## [Exercise instructions]
Can you write out all the lines word for word, with no pictures?

## [Provided material]
★ ★ ★

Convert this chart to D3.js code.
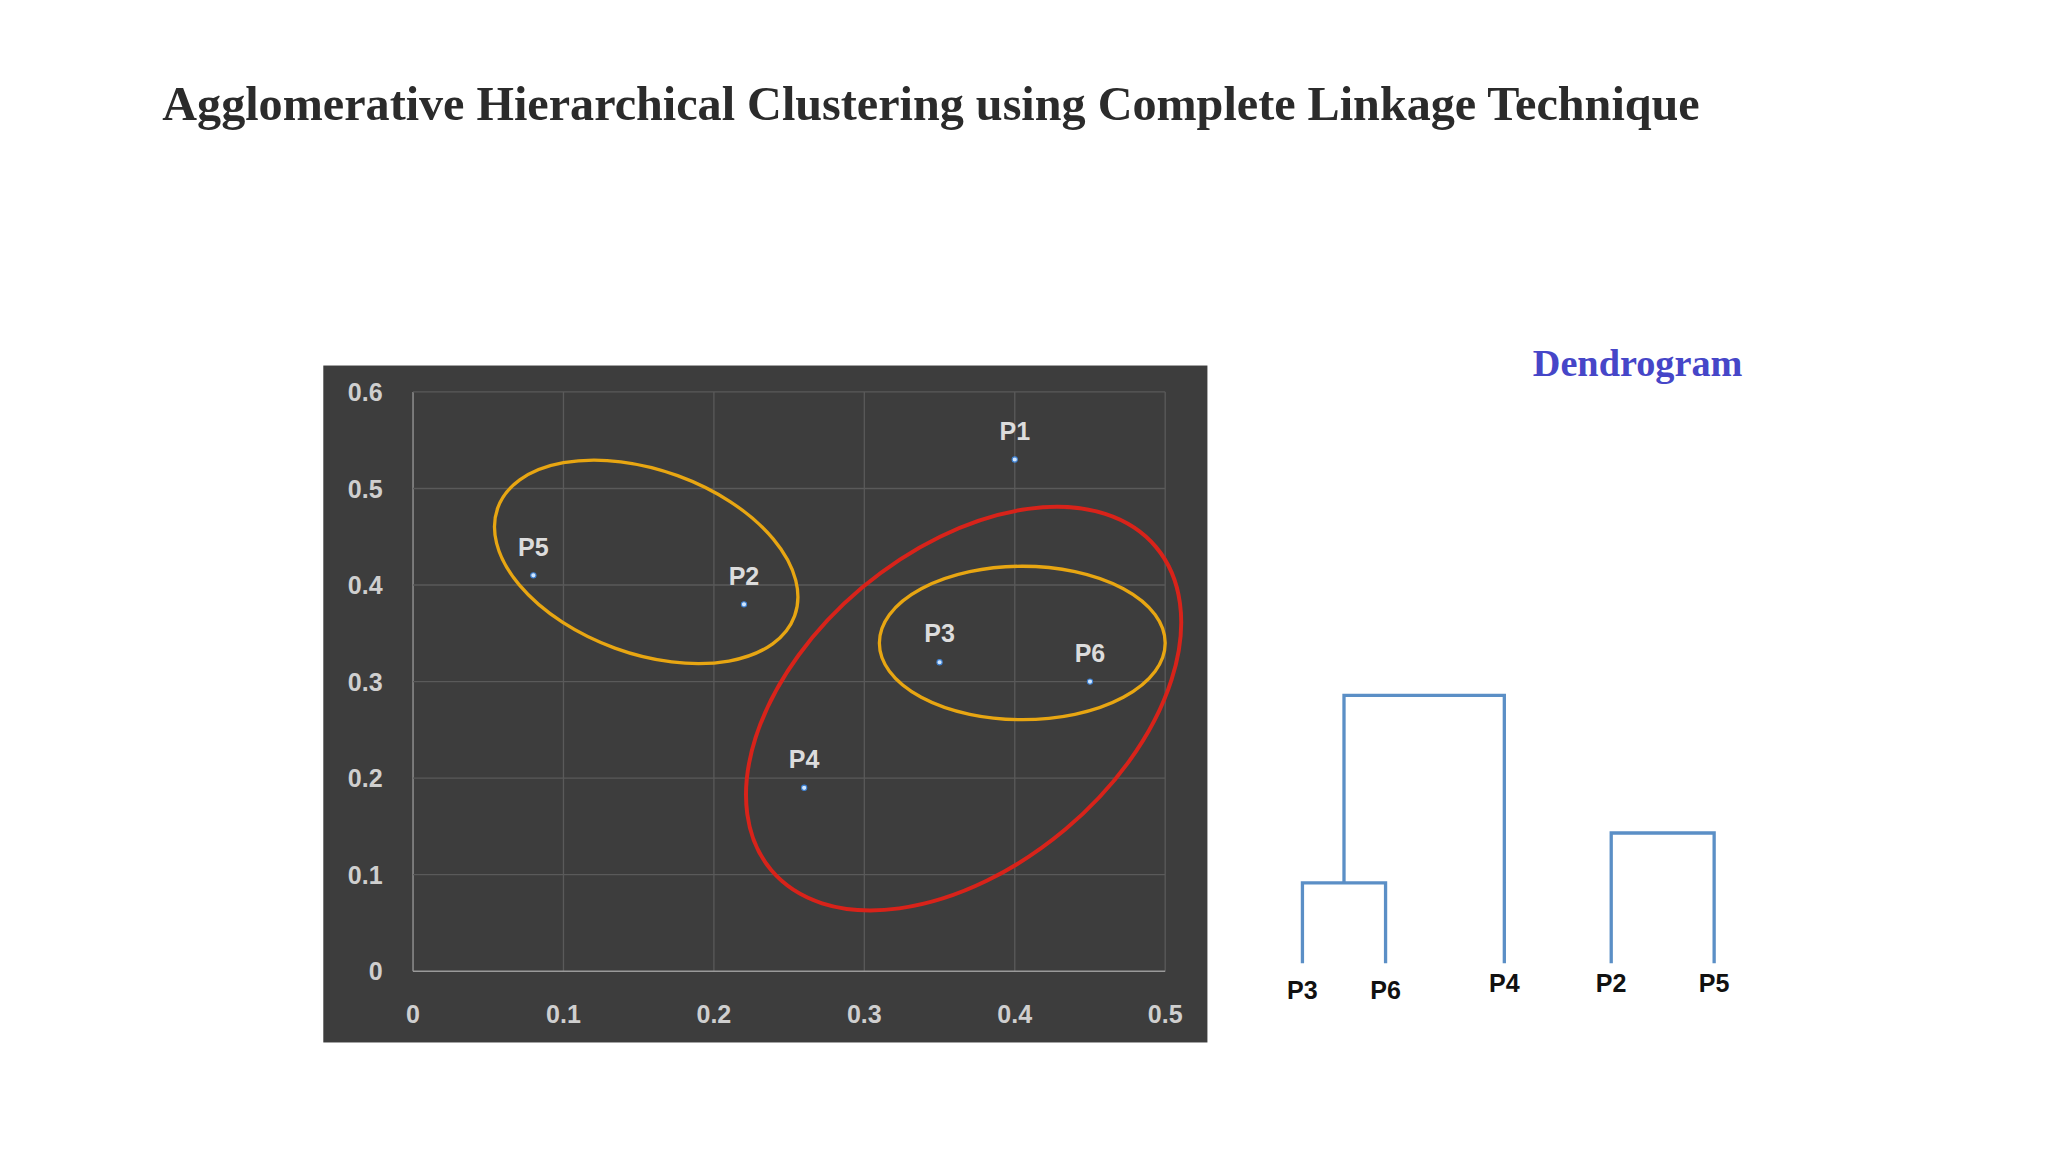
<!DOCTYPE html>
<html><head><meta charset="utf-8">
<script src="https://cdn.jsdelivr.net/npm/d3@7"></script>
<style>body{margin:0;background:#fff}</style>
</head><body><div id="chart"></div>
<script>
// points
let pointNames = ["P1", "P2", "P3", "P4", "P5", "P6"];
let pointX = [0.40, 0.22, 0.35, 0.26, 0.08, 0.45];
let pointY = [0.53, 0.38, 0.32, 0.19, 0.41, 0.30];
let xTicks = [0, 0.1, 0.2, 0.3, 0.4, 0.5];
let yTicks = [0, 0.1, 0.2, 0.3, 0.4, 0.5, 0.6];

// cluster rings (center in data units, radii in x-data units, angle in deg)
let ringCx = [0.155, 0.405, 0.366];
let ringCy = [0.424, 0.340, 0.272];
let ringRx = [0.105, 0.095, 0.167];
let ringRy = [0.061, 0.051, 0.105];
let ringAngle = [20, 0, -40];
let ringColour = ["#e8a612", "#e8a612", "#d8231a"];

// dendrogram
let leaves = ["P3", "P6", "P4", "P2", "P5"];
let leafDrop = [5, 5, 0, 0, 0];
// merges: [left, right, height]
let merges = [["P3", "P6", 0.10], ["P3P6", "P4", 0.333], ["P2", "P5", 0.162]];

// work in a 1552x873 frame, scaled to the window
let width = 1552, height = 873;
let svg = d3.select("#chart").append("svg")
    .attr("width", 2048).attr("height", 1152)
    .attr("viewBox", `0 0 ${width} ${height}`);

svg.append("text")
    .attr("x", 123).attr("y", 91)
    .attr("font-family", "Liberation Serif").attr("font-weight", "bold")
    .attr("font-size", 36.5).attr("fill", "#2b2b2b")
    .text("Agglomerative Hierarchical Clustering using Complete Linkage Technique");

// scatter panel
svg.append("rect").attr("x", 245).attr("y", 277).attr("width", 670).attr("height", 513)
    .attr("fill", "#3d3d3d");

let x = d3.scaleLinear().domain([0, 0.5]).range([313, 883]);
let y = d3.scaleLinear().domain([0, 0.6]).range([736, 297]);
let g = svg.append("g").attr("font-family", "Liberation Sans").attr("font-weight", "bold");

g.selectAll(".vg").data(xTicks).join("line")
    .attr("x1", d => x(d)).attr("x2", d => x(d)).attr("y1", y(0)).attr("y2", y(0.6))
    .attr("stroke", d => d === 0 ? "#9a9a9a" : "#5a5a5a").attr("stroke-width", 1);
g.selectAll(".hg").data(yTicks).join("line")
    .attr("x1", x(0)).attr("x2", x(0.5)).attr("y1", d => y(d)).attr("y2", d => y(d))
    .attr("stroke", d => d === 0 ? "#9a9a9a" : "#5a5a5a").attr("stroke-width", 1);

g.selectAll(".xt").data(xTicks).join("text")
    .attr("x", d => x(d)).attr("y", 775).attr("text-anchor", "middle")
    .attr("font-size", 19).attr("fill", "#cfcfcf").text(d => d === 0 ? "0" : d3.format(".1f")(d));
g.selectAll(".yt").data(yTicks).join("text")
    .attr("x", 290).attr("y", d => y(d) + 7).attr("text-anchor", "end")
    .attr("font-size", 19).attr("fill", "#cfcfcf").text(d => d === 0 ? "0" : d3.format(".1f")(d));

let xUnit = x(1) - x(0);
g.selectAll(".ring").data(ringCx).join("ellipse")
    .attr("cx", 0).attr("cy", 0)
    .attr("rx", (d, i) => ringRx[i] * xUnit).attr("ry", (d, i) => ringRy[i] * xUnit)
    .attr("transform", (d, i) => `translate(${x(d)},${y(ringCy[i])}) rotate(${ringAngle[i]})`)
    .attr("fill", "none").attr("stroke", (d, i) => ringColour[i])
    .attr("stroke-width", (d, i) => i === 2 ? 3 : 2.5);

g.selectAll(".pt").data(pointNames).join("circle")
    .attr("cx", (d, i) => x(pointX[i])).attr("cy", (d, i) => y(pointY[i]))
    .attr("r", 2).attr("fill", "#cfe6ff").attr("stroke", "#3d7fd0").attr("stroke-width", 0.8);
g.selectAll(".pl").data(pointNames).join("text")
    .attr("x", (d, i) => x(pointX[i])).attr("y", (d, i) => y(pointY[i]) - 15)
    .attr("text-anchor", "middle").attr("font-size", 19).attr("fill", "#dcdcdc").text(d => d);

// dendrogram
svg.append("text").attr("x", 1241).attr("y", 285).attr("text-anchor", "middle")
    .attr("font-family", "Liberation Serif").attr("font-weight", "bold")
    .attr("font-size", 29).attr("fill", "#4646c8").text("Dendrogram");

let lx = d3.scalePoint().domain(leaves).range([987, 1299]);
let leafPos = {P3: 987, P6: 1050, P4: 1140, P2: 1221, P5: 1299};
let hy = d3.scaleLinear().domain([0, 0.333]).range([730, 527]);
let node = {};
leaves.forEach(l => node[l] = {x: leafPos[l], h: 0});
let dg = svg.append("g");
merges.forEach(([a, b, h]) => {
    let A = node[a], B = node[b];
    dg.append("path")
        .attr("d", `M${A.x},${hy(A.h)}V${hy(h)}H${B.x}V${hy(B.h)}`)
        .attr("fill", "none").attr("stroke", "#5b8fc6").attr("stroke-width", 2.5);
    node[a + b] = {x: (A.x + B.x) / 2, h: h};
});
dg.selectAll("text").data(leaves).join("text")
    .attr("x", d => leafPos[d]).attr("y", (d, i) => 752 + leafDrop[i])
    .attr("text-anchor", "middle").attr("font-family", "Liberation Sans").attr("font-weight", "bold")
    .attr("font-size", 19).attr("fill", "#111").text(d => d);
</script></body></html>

★ ★ ★

## [Output of the task]
Convert this chart to D3.js code.
<!DOCTYPE html>
<html><head><meta charset="utf-8">
<script src="https://cdn.jsdelivr.net/npm/d3@7"></script>
<style>body{margin:0;background:#fff}</style>
</head><body><div id="chart"></div>
<script>
// points
let pointNames = ["P1", "P2", "P3", "P4", "P5", "P6"];
let pointX = [0.40, 0.22, 0.35, 0.26, 0.08, 0.45];
let pointY = [0.53, 0.38, 0.32, 0.19, 0.41, 0.30];
let xTicks = [0, 0.1, 0.2, 0.3, 0.4, 0.5];
let yTicks = [0, 0.1, 0.2, 0.3, 0.4, 0.5, 0.6];

// cluster rings (center in data units, radii in x-data units, angle in deg)
let ringCx = [0.155, 0.405, 0.366];
let ringCy = [0.424, 0.340, 0.272];
let ringRx = [0.105, 0.095, 0.167];
let ringRy = [0.061, 0.051, 0.105];
let ringAngle = [20, 0, -40];
let ringColour = ["#e8a612", "#e8a612", "#d8231a"];

// dendrogram
let leaves = ["P3", "P6", "P4", "P2", "P5"];
let leafDrop = [5, 5, 0, 0, 0];
// merges: [left, right, height]
let merges = [["P3", "P6", 0.10], ["P3P6", "P4", 0.333], ["P2", "P5", 0.162]];

// work in a 1552x873 frame, scaled to the window
let width = 1552, height = 873;
let svg = d3.select("#chart").append("svg")
    .attr("width", 2048).attr("height", 1152)
    .attr("viewBox", `0 0 ${width} ${height}`);

svg.append("text")
    .attr("x", 123).attr("y", 91)
    .attr("font-family", "Liberation Serif").attr("font-weight", "bold")
    .attr("font-size", 36.5).attr("fill", "#2b2b2b")
    .text("Agglomerative Hierarchical Clustering using Complete Linkage Technique");

// scatter panel
svg.append("rect").attr("x", 245).attr("y", 277).attr("width", 670).attr("height", 513)
    .attr("fill", "#3d3d3d");

let x = d3.scaleLinear().domain([0, 0.5]).range([313, 883]);
let y = d3.scaleLinear().domain([0, 0.6]).range([736, 297]);
let g = svg.append("g").attr("font-family", "Liberation Sans").attr("font-weight", "bold");

g.selectAll(".vg").data(xTicks).join("line")
    .attr("x1", d => x(d)).attr("x2", d => x(d)).attr("y1", y(0)).attr("y2", y(0.6))
    .attr("stroke", d => d === 0 ? "#9a9a9a" : "#5a5a5a").attr("stroke-width", 1);
g.selectAll(".hg").data(yTicks).join("line")
    .attr("x1", x(0)).attr("x2", x(0.5)).attr("y1", d => y(d)).attr("y2", d => y(d))
    .attr("stroke", d => d === 0 ? "#9a9a9a" : "#5a5a5a").attr("stroke-width", 1);

g.selectAll(".xt").data(xTicks).join("text")
    .attr("x", d => x(d)).attr("y", 775).attr("text-anchor", "middle")
    .attr("font-size", 19).attr("fill", "#cfcfcf").text(d => d === 0 ? "0" : d3.format(".1f")(d));
g.selectAll(".yt").data(yTicks).join("text")
    .attr("x", 290).attr("y", d => y(d) + 7).attr("text-anchor", "end")
    .attr("font-size", 19).attr("fill", "#cfcfcf").text(d => d === 0 ? "0" : d3.format(".1f")(d));

let xUnit = x(1) - x(0);
g.selectAll(".ring").data(ringCx).join("ellipse")
    .attr("cx", 0).attr("cy", 0)
    .attr("rx", (d, i) => ringRx[i] * xUnit).attr("ry", (d, i) => ringRy[i] * xUnit)
    .attr("transform", (d, i) => `translate(${x(d)},${y(ringCy[i])}) rotate(${ringAngle[i]})`)
    .attr("fill", "none").attr("stroke", (d, i) => ringColour[i])
    .attr("stroke-width", (d, i) => i === 2 ? 3 : 2.5);

g.selectAll(".pt").data(pointNames).join("circle")
    .attr("cx", (d, i) => x(pointX[i])).attr("cy", (d, i) => y(pointY[i]))
    .attr("r", 2).attr("fill", "#cfe6ff").attr("stroke", "#3d7fd0").attr("stroke-width", 0.8);
g.selectAll(".pl").data(pointNames).join("text")
    .attr("x", (d, i) => x(pointX[i])).attr("y", (d, i) => y(pointY[i]) - 15)
    .attr("text-anchor", "middle").attr("font-size", 19).attr("fill", "#dcdcdc").text(d => d);

// dendrogram
svg.append("text").attr("x", 1241).attr("y", 285).attr("text-anchor", "middle")
    .attr("font-family", "Liberation Serif").attr("font-weight", "bold")
    .attr("font-size", 29).attr("fill", "#4646c8").text("Dendrogram");

let lx = d3.scalePoint().domain(leaves).range([987, 1299]);
let leafPos = {P3: 987, P6: 1050, P4: 1140, P2: 1221, P5: 1299};
let hy = d3.scaleLinear().domain([0, 0.333]).range([730, 527]);
let node = {};
leaves.forEach(l => node[l] = {x: leafPos[l], h: 0});
let dg = svg.append("g");
merges.forEach(([a, b, h]) => {
    let A = node[a], B = node[b];
    dg.append("path")
        .attr("d", `M${A.x},${hy(A.h)}V${hy(h)}H${B.x}V${hy(B.h)}`)
        .attr("fill", "none").attr("stroke", "#5b8fc6").attr("stroke-width", 2.5);
    node[a + b] = {x: (A.x + B.x) / 2, h: h};
});
dg.selectAll("text").data(leaves).join("text")
    .attr("x", d => leafPos[d]).attr("y", (d, i) => 752 + leafDrop[i])
    .attr("text-anchor", "middle").attr("font-family", "Liberation Sans").attr("font-weight", "bold")
    .attr("font-size", 19).attr("fill", "#111").text(d => d);
</script></body></html>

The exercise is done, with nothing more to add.